- **PROBLEM DESCRIPTION**: In the entries below, find the lines that contain the word "this" and copy them.

- **DATA SUPPLIED**:

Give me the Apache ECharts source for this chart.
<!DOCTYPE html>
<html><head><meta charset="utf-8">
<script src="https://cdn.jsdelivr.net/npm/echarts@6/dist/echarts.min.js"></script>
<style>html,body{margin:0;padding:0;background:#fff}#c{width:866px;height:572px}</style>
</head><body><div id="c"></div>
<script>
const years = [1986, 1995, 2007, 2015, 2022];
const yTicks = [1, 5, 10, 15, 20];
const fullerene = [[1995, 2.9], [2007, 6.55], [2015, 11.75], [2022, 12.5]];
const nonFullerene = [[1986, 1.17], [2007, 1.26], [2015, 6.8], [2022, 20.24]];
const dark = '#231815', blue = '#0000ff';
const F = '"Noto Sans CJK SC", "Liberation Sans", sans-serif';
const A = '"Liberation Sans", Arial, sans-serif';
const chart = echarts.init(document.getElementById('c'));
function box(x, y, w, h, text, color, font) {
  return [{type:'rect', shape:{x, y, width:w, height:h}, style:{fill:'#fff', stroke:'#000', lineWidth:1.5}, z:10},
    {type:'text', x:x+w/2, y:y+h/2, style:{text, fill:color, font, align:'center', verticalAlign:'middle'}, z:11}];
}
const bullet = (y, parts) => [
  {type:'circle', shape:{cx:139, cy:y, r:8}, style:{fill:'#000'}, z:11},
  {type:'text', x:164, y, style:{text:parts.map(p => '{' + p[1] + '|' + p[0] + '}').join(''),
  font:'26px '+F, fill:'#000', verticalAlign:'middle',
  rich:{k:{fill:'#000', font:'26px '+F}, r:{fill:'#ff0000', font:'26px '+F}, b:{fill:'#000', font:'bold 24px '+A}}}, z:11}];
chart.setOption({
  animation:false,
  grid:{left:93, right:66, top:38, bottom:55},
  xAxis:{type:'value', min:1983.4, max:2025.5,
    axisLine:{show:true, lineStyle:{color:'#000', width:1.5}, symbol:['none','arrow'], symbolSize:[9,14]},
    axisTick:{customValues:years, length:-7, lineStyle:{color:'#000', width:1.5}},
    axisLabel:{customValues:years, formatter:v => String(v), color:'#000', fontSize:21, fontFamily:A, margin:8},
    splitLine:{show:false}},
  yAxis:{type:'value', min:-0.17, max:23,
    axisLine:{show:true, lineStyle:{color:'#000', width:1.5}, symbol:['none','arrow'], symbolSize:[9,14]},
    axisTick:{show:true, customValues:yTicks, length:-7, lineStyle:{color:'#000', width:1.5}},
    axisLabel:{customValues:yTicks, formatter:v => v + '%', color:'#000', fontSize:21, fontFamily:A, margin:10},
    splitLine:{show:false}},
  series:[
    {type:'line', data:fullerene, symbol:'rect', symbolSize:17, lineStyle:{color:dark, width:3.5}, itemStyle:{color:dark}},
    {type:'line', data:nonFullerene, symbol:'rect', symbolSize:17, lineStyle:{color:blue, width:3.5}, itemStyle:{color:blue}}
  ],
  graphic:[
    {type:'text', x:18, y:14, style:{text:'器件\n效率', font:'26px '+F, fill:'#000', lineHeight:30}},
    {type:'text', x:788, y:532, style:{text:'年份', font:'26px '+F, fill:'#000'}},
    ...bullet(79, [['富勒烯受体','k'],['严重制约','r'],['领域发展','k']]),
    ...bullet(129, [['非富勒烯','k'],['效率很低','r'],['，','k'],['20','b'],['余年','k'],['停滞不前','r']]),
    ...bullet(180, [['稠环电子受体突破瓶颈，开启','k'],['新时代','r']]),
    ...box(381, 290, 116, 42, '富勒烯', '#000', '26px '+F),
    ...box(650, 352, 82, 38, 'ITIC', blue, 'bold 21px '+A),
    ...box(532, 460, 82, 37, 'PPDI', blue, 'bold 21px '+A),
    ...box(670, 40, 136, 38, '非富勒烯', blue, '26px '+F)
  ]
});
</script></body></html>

==

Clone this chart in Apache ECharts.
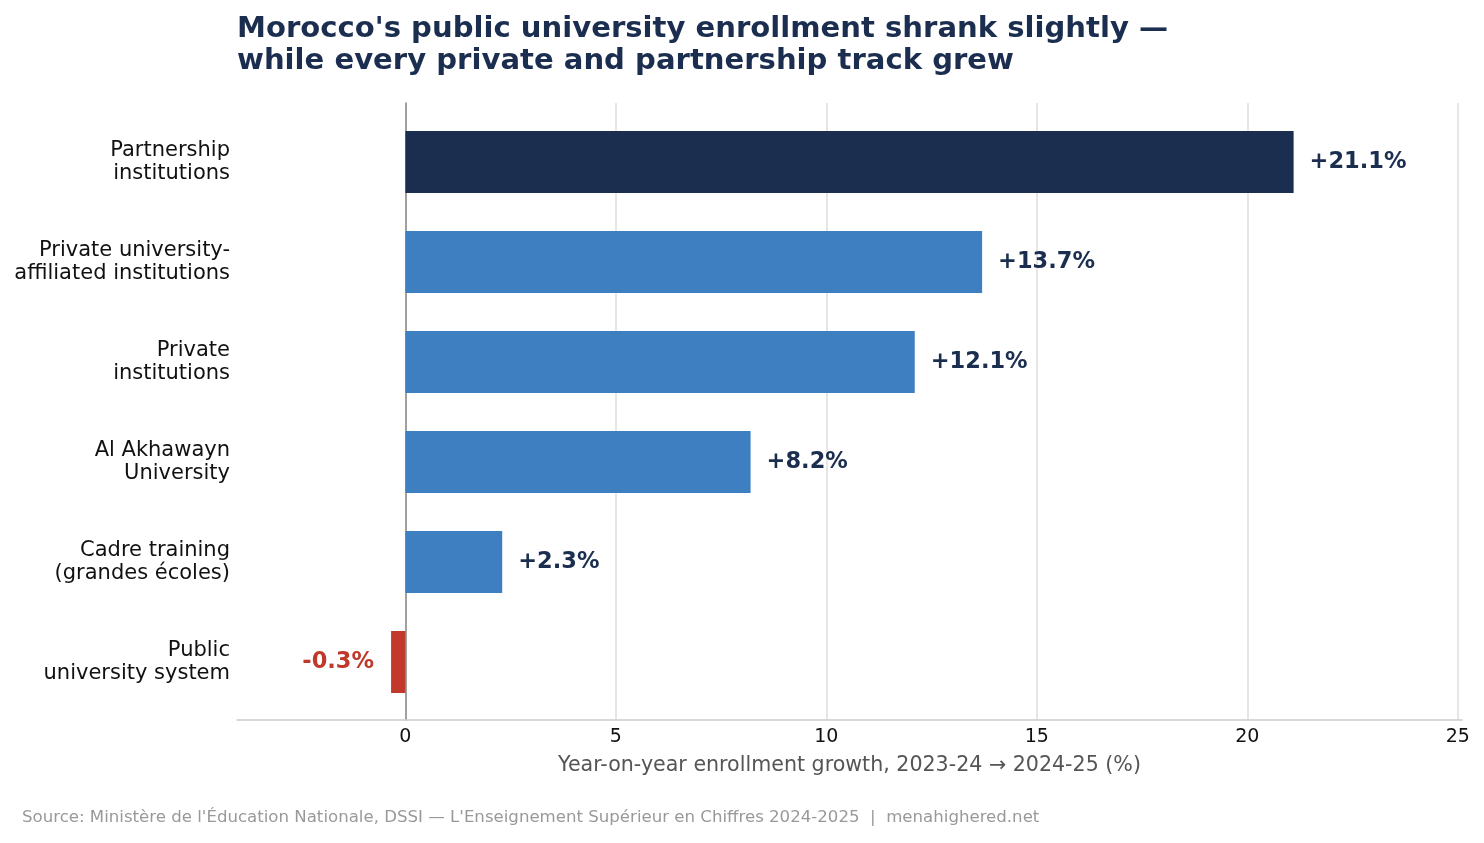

---

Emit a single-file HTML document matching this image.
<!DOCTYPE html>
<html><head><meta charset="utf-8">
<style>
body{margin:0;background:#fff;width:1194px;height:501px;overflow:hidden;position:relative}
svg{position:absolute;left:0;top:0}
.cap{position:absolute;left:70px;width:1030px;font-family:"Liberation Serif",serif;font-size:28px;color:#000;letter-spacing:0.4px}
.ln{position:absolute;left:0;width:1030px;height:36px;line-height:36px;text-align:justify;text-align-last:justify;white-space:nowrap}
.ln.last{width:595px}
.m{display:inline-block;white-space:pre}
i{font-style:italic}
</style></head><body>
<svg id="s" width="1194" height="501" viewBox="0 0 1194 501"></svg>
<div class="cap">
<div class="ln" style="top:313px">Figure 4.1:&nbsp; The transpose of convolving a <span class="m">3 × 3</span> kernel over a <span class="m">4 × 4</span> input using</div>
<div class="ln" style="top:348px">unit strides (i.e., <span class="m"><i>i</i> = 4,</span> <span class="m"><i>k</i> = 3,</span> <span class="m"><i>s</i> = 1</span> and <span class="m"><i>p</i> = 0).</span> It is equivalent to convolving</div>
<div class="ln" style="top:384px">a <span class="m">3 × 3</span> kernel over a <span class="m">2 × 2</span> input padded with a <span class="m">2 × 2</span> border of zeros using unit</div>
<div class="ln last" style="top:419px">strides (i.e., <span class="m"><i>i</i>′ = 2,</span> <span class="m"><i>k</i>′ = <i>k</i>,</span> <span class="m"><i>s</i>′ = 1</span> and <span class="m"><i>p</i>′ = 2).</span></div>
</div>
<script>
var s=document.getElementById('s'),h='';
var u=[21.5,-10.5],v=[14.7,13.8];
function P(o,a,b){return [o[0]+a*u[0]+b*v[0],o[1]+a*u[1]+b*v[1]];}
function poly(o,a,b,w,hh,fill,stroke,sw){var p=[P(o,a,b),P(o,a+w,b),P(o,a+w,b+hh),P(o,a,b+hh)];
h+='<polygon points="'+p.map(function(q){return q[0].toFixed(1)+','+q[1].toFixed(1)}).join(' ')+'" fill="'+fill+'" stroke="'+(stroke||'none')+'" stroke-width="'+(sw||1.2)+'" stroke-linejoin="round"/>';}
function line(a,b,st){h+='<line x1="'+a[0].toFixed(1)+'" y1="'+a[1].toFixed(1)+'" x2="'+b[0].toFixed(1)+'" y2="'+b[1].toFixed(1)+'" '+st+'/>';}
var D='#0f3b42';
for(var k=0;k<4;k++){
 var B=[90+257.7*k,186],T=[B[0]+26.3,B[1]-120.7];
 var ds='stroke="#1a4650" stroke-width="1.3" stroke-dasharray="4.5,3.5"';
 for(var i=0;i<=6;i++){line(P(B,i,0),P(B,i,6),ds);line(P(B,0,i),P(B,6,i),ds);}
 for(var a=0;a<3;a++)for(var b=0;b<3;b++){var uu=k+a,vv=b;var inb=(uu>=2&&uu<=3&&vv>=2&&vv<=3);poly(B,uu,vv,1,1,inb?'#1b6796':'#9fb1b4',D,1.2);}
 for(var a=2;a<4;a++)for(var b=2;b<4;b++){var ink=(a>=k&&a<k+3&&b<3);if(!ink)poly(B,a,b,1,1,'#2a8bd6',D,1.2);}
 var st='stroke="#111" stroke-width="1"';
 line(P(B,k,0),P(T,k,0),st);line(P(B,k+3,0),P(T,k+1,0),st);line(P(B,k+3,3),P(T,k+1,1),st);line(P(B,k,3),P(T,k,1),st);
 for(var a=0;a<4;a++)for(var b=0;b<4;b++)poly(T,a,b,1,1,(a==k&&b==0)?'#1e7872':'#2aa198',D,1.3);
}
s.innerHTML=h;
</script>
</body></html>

- **SOLUTION**:
Give me the Apache ECharts source for this chart.
Clone this chart in Apache ECharts.
Emit a single-file HTML document matching this image.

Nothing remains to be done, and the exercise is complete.